Liturgia y Concilio Vaticano II
por Pedro Trevijano
Tras el anuncio de San Juan XXIII de su deseo de convocar un Concilio Ecuménico empezó la preparación de éste, pero en el momento que se inició el Concilio sólo había preparados siete esquemas, de los que el más maduro era el que trataba sobre la Liturgia, lo que permitió abrir de manera positiva y fecunda las discusiones conciliares. El problema para los Padres Conciliares era doble: cómo conservar íntegro el mensaje cristiano, en fidelidad a los anteriores Concilios y absoluta conformidad al mensaje de Cristo y de su Iglesia, y, por otra, cómo hacer accesible este mensaje al hombre actual y realizarlo en instituciones y estructuras conformes a las necesidades del hombre de hoy.

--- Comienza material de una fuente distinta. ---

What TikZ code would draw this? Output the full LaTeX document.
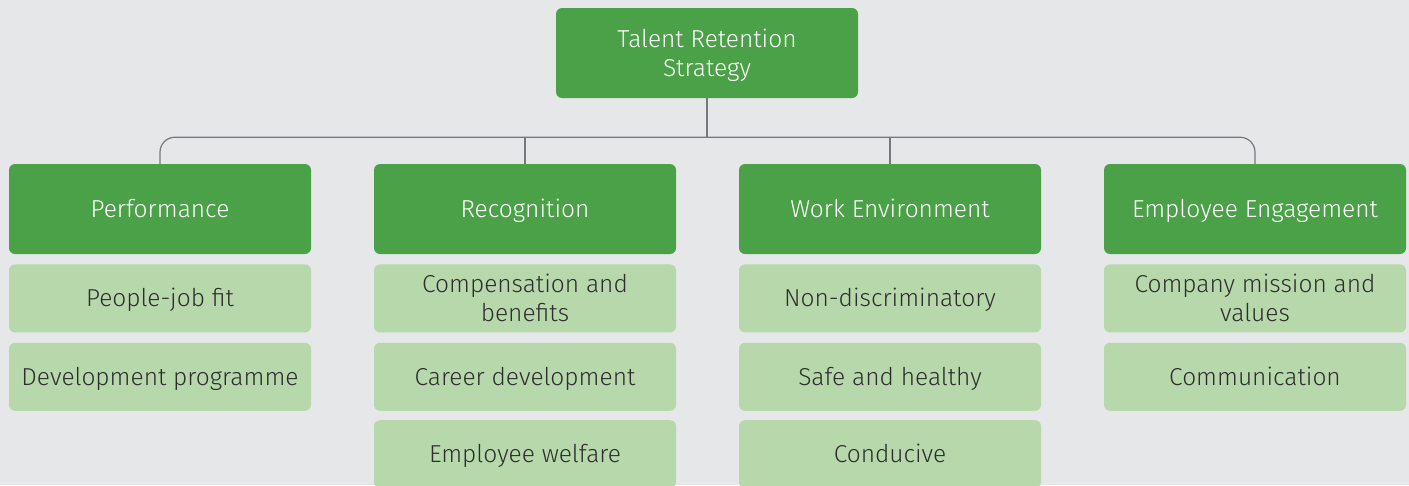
\documentclass[tikz,border=0pt]{standalone}
\usepackage{fontspec}
\setmainfont{Fira Sans}[UprightFont=* Light]
\usepackage{tikz}
\usetikzlibrary{calc, positioning}

\definecolor{bgGray}{HTML}{E6E7E9}
\definecolor{darkGreen}{HTML}{4BA147}
\definecolor{lightGreen}{HTML}{B7D8AB}
\definecolor{lineGray}{HTML}{77787B}
\definecolor{textGray}{HTML}{2E2E2E}

\tikzset{
	mainbox/.style = {fill = darkGreen, text = white, rounded corners = 6pt,
		minimum width = 302pt, minimum height = 90pt, inner sep = 0pt, align = center,
		font = \fontsize{24.5}{29}\selectfont, text height = 17pt, text depth = 0pt},
	subbox/.style = {fill = lightGreen, text = textGray, rounded corners = 6pt,
		minimum width = 302pt, minimum height = 68pt, inner sep = 0pt, align = center,
		font = \fontsize{24.5}{29}\selectfont, text height = 17pt, text depth = 0pt},
	twolines/.style = {text height = 46pt},
	link/.style = {draw = lineGray, line width = 1.2pt}
}

\begin{document}
\begin{tikzpicture}[x = 1pt, y = 1pt]
							\useasboundingbox (0,0) rectangle (1409,-485);
							\fill [bgGray] (0,0) rectangle (1409,-485);
							\clip (0,0) rectangle (1409,-485);
				
							\node [mainbox, twolines] (strategy) at (707,-53) {Talent Retention\\Strategy};
				
							\node [mainbox] (perf) at (160,-209) {Performance};
							\node [mainbox] (recog) at (525,-209) {Recognition};
							\node [mainbox] (workenv) at (890,-209) {Work Environment};
							\node [mainbox] (engage) at (1255,-209) {Employee Engagement};
				
							\node [subbox, below = 10pt of perf] (fit) {People-job fit};
							\node [subbox, below = 10pt of fit] (devprog) {Development programme};
				
							\node [subbox, twolines, below = 10pt of recog] (comp) {Compensation and\\benefits};
							\node [subbox, below = 10pt of comp] (career) {Career development};
							\node [subbox, below = 9pt of career] (welfare) {Employee welfare};
				
							\node [subbox, below = 10pt of workenv] (nondisc) {Non-discriminatory};
							\node [subbox, below = 10pt of nondisc] (safe) {Safe and healthy};
							\node [subbox, below = 9pt of safe] (conducive) {Conducive};
				
							\node [subbox, twolines, below = 10pt of engage] (mission) {Company mission and\\values};
							\node [subbox, below = 10pt of mission] (comm) {Communication};
				
							\coordinate (bus) at ($(strategy.south) + (0,-39)$);
				
							\draw [link] (strategy.south) -- (bus);
							\draw [link, rounded corners = 15pt] (perf.north) |- (bus);
							\draw [link, rounded corners = 15pt] (engage.north) |- (bus);
							\draw [link] (recog.north) -- (recog.north |- bus);
							\draw [link] (workenv.north) -- (workenv.north |- bus);
						\end{tikzpicture}
\end{document}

La importancia de la Liturgia en la Iglesia es tan grande que, como dice la Constitución sobre la Sagrada Liturgia Sacrosanctum Concilium del Vaticano II: “Cristo está siempre presente a su Iglesia sobre todo en la acción litúrgica... con razón, pues, se considera la liturgia como el ejercicio del sacerdocio de Cristo” (nº 7); “de la liturgia, sobre todo de la Eucaristía, mana hacia nosotros la gracia como de su fuente” (nº 10); “para asegurar esta plena eficacia, es necesario que los fieles se acerquen a la sagrada liturgia con recta disposición de ánimo, pongan su alma en consonancia con su voz y colaboren con la gracia divina, para no recibirla en vano” (nº 11); “la liturgia consta de una parte que es inmutable, por ser de institución divina, y de otras partes sujetas a cambio, que en el decurso del tiempo pueden y aún deben variar” (nº 21); “las acciones litúrgicas no son acciones privadas, sino celebraciones de la Iglesia” (nº 26). Está claro que en este último texto el Concilio trata de atajar muchos de los abusos que después se han cometido, a la vez que en líneas generales se trataba de estimular la participación activa y comunitaria de los fieles que une a la Iglesia con Cristo.
Pero de este esquema tal vez lo que más llamó la atención fue un problema teológicamente menor: el del uso del latín o de las lenguas vernáculas en las celebraciones litúrgicas y muy especialmente en la Misa.
La Misa en latín tenía una indiscutible ventaja: que, salvo los católicos de rito oriental, la Misa era la misma, en el mismo idioma, en todas las partes del mundo, lo que indiscutiblemente era un vínculo de unión entre los fieles de todo el mundo, aparte de que así se venía haciendo desde hacía bastantes siglos. Pero la Misa en las lenguas vernáculas, en un tiempo en que los fieles e incluso muchos doctos ya no saben latín, tenía la ventaja de favorecer una participación activa de los fieles en la Liturgia con una mayor adaptación a sus necesidades, aparte de hacer así que la riqueza de las oraciones de la Iglesia pudiese ser fácilmente comprendida por todos.
No nos olvidemos además que la Iglesia no está ligada a ninguna cultura, sino que acepta y vivifica con el espíritu del evangelio todo lo que éstas tienen de bueno y verdadero. Era preciso que la Liturgia pusiese realmente en contacto con la Palabra de Dios y con el Misterio Pascual de la muerte y resurrección de Cristo y que ello llegase a la vida cotidiana de los hombres hasta que Él vuelva. Y en efecto, nada se opone, como sucede desde hace tiempo normalmente a que se celebre toda la Misa en la lengua vulgar. Pero también es conveniente que el latín se preserve y que “los fieles sean capaces también de recitar o cantar juntos en latín las partes del ordinario de la Misa que les corresponde” (nº 54).
Otras novedades fueron el poder concelebrar, que hasta ese momento se podía tan solo en la consagración de obispos y sacerdotes y la comunión a los laicos en determinadas ocasiones bajo las dos especies.
Es indudable que la Constitución sobre la Liturgia tiene una enorme importancia para la vida de oración y de piedad. No es extraño por ello que dedique un capítulo al Oficio divino, que es “la oración de Cristo con su Cuerpo al Padre” (nº 84). De hecho, estoy convencido de que buena parte de la grave crisis sacerdotal de después del Concilio se debe al abandono de la oración y muy especialmente del Oficio divino por parte de tantos sacerdotes. Como nos manda San Pablo: “Orad sin interrupción” (1 Tes 5,17). Ya que, como nos dice Jesús, “sin Mí no podéis hacer nada” (Jn 15,5).